● **Dataset excerpt**:
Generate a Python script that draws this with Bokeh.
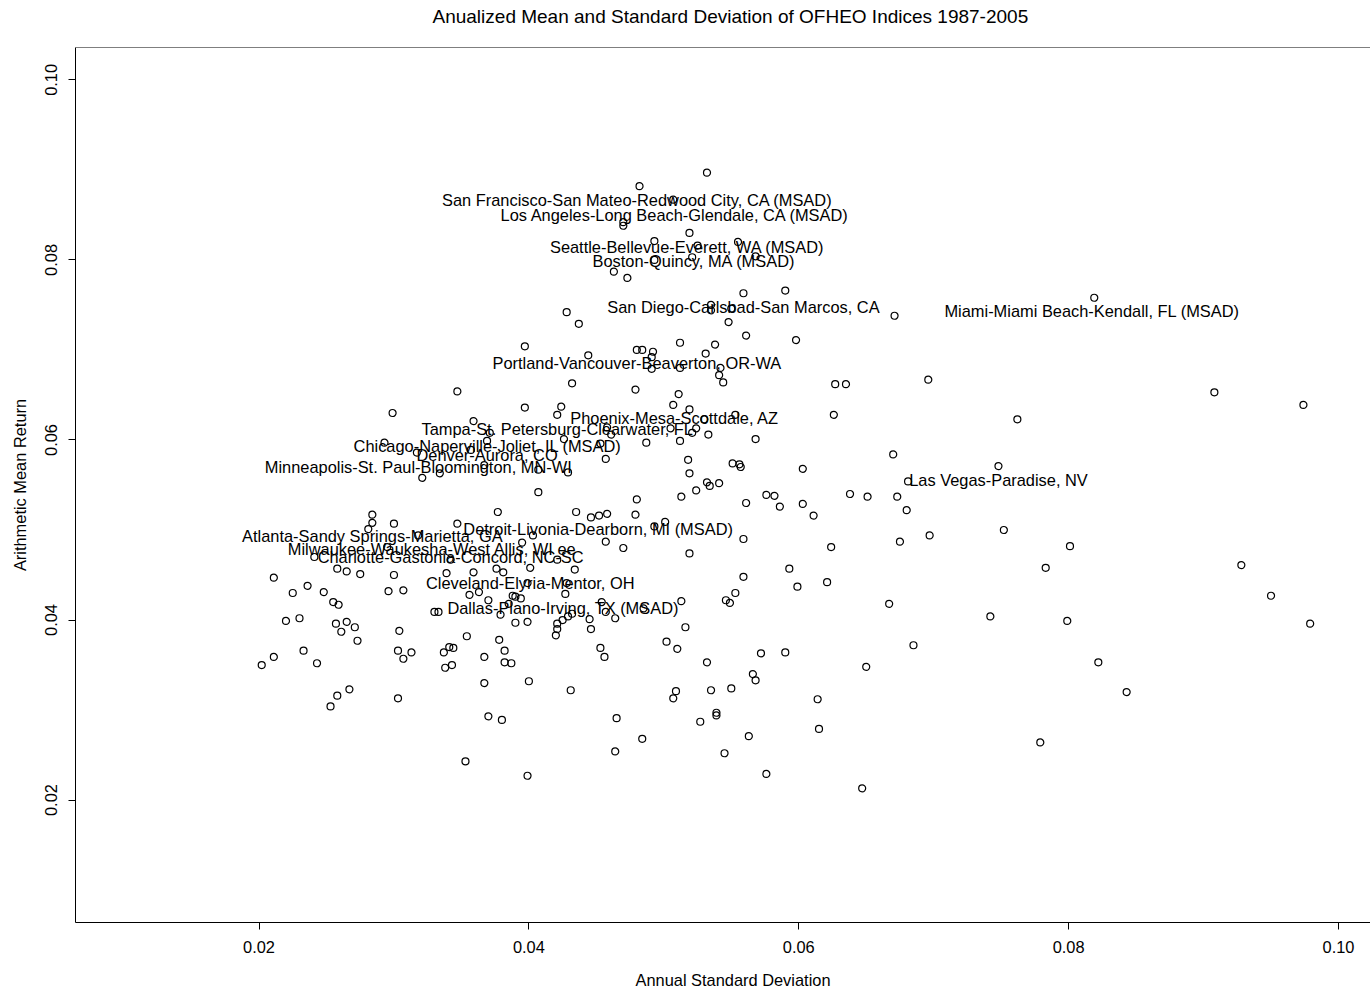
from bokeh.plotting import figure
from bokeh.models import FixedTicker, Span, Range1d, NumeralTickFormatter, Title
from bokeh.embed import file_html
from bokeh.resources import INLINE
from bokeh.core.properties import value

# Annual standard deviation (x) of each index
annual_sd = [
    0.0532, 0.0482, 0.0507, 0.0470, 0.0470, 0.0519, 0.0493, 0.0555, 0.0525, 0.0493,
    0.0521, 0.0568, 0.0463, 0.0473, 0.0559, 0.0590, 0.0535, 0.0535, 0.0550, 0.0428,
    0.0671, 0.0819, 0.0437, 0.0548, 0.0561, 0.0598, 0.0397, 0.0480, 0.0484, 0.0492,
    0.0491, 0.0512, 0.0538, 0.0531, 0.0444, 0.0491, 0.0512, 0.0542, 0.0541, 0.0544,
    0.0627, 0.0635, 0.0696, 0.0908, 0.0974, 0.0626, 0.0762, 0.0670, 0.0748, 0.0603,
    0.0681, 0.0638, 0.0651, 0.0673, 0.0603, 0.0680, 0.0611, 0.0752, 0.0624, 0.0675,
    0.0697, 0.0801, 0.0928, 0.0783, 0.0621, 0.0599, 0.0950, 0.0667, 0.0742, 0.0799,
    0.0979, 0.0685, 0.0650, 0.0822, 0.0843, 0.0614, 0.0615, 0.0779, 0.0647,
    0.0479, 0.0511, 0.0507, 0.0519, 0.0553, 0.0530, 0.0505, 0.0521, 0.0524, 0.0533,
    0.0568, 0.0487, 0.0512, 0.0518, 0.0551, 0.0556, 0.0557, 0.0519, 0.0532, 0.0534,
    0.0541, 0.0524, 0.0513, 0.0480, 0.0576, 0.0582, 0.0561, 0.0586, 0.0479, 0.0493,
    0.0501, 0.0470, 0.0559, 0.0519, 0.0593, 0.0559,
    0.0513, 0.0485, 0.0546, 0.0549, 0.0553, 0.0516, 0.0502, 0.0510, 0.0532, 0.0572,
    0.0590, 0.0566, 0.0568, 0.0509, 0.0507, 0.0535, 0.0550, 0.0539, 0.0539, 0.0527,
    0.0563, 0.0484, 0.0545, 0.0576,
    0.0356, 0.0363, 0.0370, 0.0388, 0.0390, 0.0394, 0.0385, 0.0379, 0.0390, 0.0399,
    0.0427, 0.0420, 0.0421, 0.0421, 0.0425, 0.0429, 0.0432, 0.0445, 0.0446, 0.0454,
    0.0457, 0.0464, 0.0333, 0.0354, 0.0378, 0.0341, 0.0344, 0.0337, 0.0382, 0.0367,
    0.0382, 0.0387, 0.0343, 0.0338, 0.0453, 0.0456, 0.0367, 0.0400, 0.0431, 0.0370,
    0.0380, 0.0465, 0.0464, 0.0353, 0.0399,
    0.0225, 0.0248, 0.0296, 0.0307, 0.0255, 0.0259, 0.0220, 0.0230, 0.0330, 0.0257,
    0.0265, 0.0271, 0.0261, 0.0273, 0.0304, 0.0233, 0.0211, 0.0202, 0.0243, 0.0303,
    0.0313, 0.0307, 0.0267, 0.0258, 0.0253, 0.0303,
    0.0299, 0.0293, 0.0317, 0.0321, 0.0284, 0.0284, 0.0300, 0.0281, 0.0318, 0.0295,
    0.0241, 0.0258, 0.0265, 0.0275, 0.0211, 0.0300, 0.0236,
    0.0347, 0.0432, 0.0397, 0.0424, 0.0421, 0.0359, 0.0371, 0.0369, 0.0426, 0.0453,
    0.0457, 0.0357, 0.0367, 0.0407, 0.0429, 0.0334, 0.0407, 0.0377, 0.0435, 0.0446,
    0.0452, 0.0458, 0.0347, 0.0403, 0.0457, 0.0395, 0.0342, 0.0421, 0.0401, 0.0434,
    0.0339, 0.0359, 0.0376, 0.0381, 0.0458, 0.0461, 0.0399, 0.0428,
]

# Arithmetic mean return (y) of each index
mean_return = [
    0.0897, 0.0882, 0.0867, 0.0842, 0.0838, 0.0830, 0.0821, 0.0820, 0.0816, 0.0800,
    0.0803, 0.0804, 0.0787, 0.0780, 0.0763, 0.0766, 0.0750, 0.0744, 0.0746, 0.0742,
    0.0738, 0.0758, 0.0729, 0.0731, 0.0716, 0.0711, 0.0704, 0.0700, 0.0700, 0.0698,
    0.0692, 0.0708, 0.0706, 0.0696, 0.0694, 0.0679, 0.0680, 0.0680, 0.0672, 0.0664,
    0.0662, 0.0662, 0.0667, 0.0653, 0.0639, 0.0628, 0.0623, 0.0584, 0.0571, 0.0568,
    0.0554, 0.0540, 0.0537, 0.0537, 0.0529, 0.0522, 0.0516, 0.0500, 0.0481, 0.0487,
    0.0494, 0.0482, 0.0461, 0.0458, 0.0442, 0.0437, 0.0427, 0.0418, 0.0404, 0.0399,
    0.0396, 0.0372, 0.0348, 0.0353, 0.0320, 0.0312, 0.0279, 0.0264, 0.0213,
    0.0656, 0.0651, 0.0639, 0.0634, 0.0628, 0.0623, 0.0613, 0.0608, 0.0613, 0.0606,
    0.0601, 0.0597, 0.0599, 0.0578, 0.0574, 0.0573, 0.0570, 0.0563, 0.0553, 0.0549,
    0.0552, 0.0544, 0.0537, 0.0534, 0.0539, 0.0538, 0.0530, 0.0526, 0.0517, 0.0504,
    0.0509, 0.0480, 0.0490, 0.0474, 0.0457, 0.0448,
    0.0421, 0.0413, 0.0422, 0.0419, 0.0430, 0.0392, 0.0376, 0.0368, 0.0353, 0.0363,
    0.0364, 0.0340, 0.0333, 0.0321, 0.0313, 0.0322, 0.0324, 0.0297, 0.0294, 0.0287,
    0.0271, 0.0268, 0.0252, 0.0229,
    0.0428, 0.0431, 0.0422, 0.0427, 0.0426, 0.0424, 0.0418, 0.0406, 0.0397, 0.0398,
    0.0429, 0.0383, 0.0390, 0.0396, 0.0400, 0.0404, 0.0407, 0.0401, 0.0390, 0.0420,
    0.0409, 0.0402, 0.0409, 0.0382, 0.0378, 0.0370, 0.0369, 0.0364, 0.0366, 0.0359,
    0.0353, 0.0352, 0.0350, 0.0347, 0.0369, 0.0359, 0.0330, 0.0332, 0.0322, 0.0293,
    0.0289, 0.0291, 0.0254, 0.0243, 0.0227,
    0.0430, 0.0431, 0.0432, 0.0433, 0.0420, 0.0417, 0.0399, 0.0402, 0.0409, 0.0396,
    0.0398, 0.0392, 0.0387, 0.0377, 0.0388, 0.0366, 0.0359, 0.0350, 0.0352, 0.0366,
    0.0364, 0.0357, 0.0323, 0.0316, 0.0304, 0.0313,
    0.0630, 0.0597, 0.0586, 0.0558, 0.0517, 0.0508, 0.0507, 0.0501, 0.0494, 0.0481,
    0.0470, 0.0457, 0.0454, 0.0451, 0.0447, 0.0450, 0.0438,
    0.0654, 0.0663, 0.0636, 0.0637, 0.0628, 0.0621, 0.0608, 0.0599, 0.0601, 0.0596,
    0.0579, 0.0589, 0.0572, 0.0567, 0.0564, 0.0563, 0.0542, 0.0520, 0.0520, 0.0514,
    0.0516, 0.0518, 0.0507, 0.0494, 0.0487, 0.0486, 0.0467, 0.0467, 0.0458, 0.0456,
    0.0452, 0.0453, 0.0457, 0.0453, 0.0614, 0.0606, 0.0441, 0.0441,
]

# Area name labels and where they are written (data coordinates)
label_names = [
    "San Francisco-San Mateo-Redwood City, CA  (MSAD)",
    "Los Angeles-Long Beach-Glendale, CA  (MSAD)",
    "Seattle-Bellevue-Everett, WA  (MSAD)",
    "Boston-Quincy, MA  (MSAD)",
    "San Diego-Carlsbad-San Marcos, CA",
    "Miami-Miami Beach-Kendall, FL  (MSAD)",
    "Portland-Vancouver-Beaverton, OR-WA",
    "Phoenix-Mesa-Scottdale, AZ",
    "Tampa-St. Petersburg-Clearwater, FL",
    "Chicago-Naperville-Joliet, IL  (MSAD)",
    "Denver-Aurora, CO",
    "Minneapolis-St. Paul-Bloomington, MN-WI",
    "Las Vegas-Paradise, NV",
    "Detroit-Livonia-Dearborn, MI  (MSAD)",
    "Atlanta-Sandy Springs-Marietta, GA",
    "Milwaukee-Waukesha-West Allis, WI  ee",
    "Charlotte-Gastonia-Concord, NC-SC",
    "Cleveland-Elyria-Mentor, OH",
    "Dallas-Plano-Irving, TX  (MSAD)",
]
label_sd = [0.0482, 0.0510, 0.0519, 0.0524, 0.0559, 0.0819, 0.0480, 0.0508, 0.0421, 0.0371,
            0.0369, 0.0318, 0.0748, 0.0453, 0.0284, 0.0330, 0.0342, 0.0401, 0.0427]
label_ret = [0.0867, 0.0850, 0.0814, 0.0799, 0.0748, 0.0743, 0.0686, 0.0624, 0.0612, 0.0593,
             0.0583, 0.0570, 0.0556, 0.0501, 0.0493, 0.0479, 0.0470, 0.0441, 0.0413]

tick_values = [0.02, 0.04, 0.06, 0.08, 0.10]

FONT = "Liberation Sans"
TXT = "16.4px"

p = figure(width=1370, height=993, output_backend="svg", toolbar_location=None,
           x_range=Range1d(0.0064, 0.10237), y_range=Range1d(0.0064, 0.1036),
           min_border_left=75, min_border_right=0, min_border_top=47, min_border_bottom=71,
           title="Anualized Mean and Standard Deviation of OFHEO Indices 1987-2005")

p.background_fill_color = "white"
p.border_fill_color = "white"
p.outline_line_color = None
p.grid.grid_line_color = None

xax = p.below[0]
yax = p.left[0]

for ax in (xax, yax):
    ax.ticker = FixedTicker(ticks=tick_values)
    ax.formatter = NumeralTickFormatter(format="0.00")
    ax.major_tick_in = 0
    ax.major_tick_out = 7
    ax.minor_tick_line_color = None
    ax.minor_tick_in = 0
    ax.minor_tick_out = 0
    ax.major_tick_line_color = "black"
    ax.axis_line_color = "black"
    ax.major_label_text_font = FONT
    ax.major_label_text_font_size = TXT
    ax.major_label_text_color = "black"

xax.major_label_standoff = 11
yax.major_label_standoff = 11
yax.major_label_orientation = "vertical"
yax.axis_label = "Arithmetic Mean Return"
yax.axis_label_text_font = FONT
yax.axis_label_text_font_size = TXT
yax.axis_label_text_font_style = "normal"
yax.axis_label_text_color = "black"
yax.axis_label_standoff = 14

p.title.align = "left"
p.title.offset = 357
p.title.text_font = FONT
p.title.text_font_size = "19px"
p.title.text_font_style = "normal"
p.title.text_color = "black"
p.title.standoff = 0
p.title.padding = dict(left=0, right=0, top=0, bottom=21)

p.add_layout(Title(text="Annual Standard Deviation", align="left", offset=560,
                   vertical_align="top", standoff=0,
                   padding=dict(left=0, right=0, top=15, bottom=0),
                   text_font=FONT, text_font_size=TXT, text_font_style="normal",
                   text_color="black"),
             "below")

p.add_layout(Span(location=0.1036, dimension="width", line_color="black", line_width=1))

p.scatter(annual_sd, mean_return, marker="circle", size=7, fill_color=None,
          line_color="black", line_width=1.2)

p.text(x=label_sd, y=label_ret, text=label_names, text_align="center",
       text_baseline="middle", text_font=value(FONT), text_font_size=value(TXT),
       text_color="black")

open("out.html", "w").write(file_html(p, INLINE))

● **Aim**:
Take the material above from its first line through the line holding "from bokeh.core.properties import value" and set it down exactly, without the pictures.

● **Task output**:
Generate a Python script that draws this with Bokeh.
from bokeh.plotting import figure
from bokeh.models import FixedTicker, Span, Range1d, NumeralTickFormatter, Title
from bokeh.embed import file_html
from bokeh.resources import INLINE
from bokeh.core.properties import value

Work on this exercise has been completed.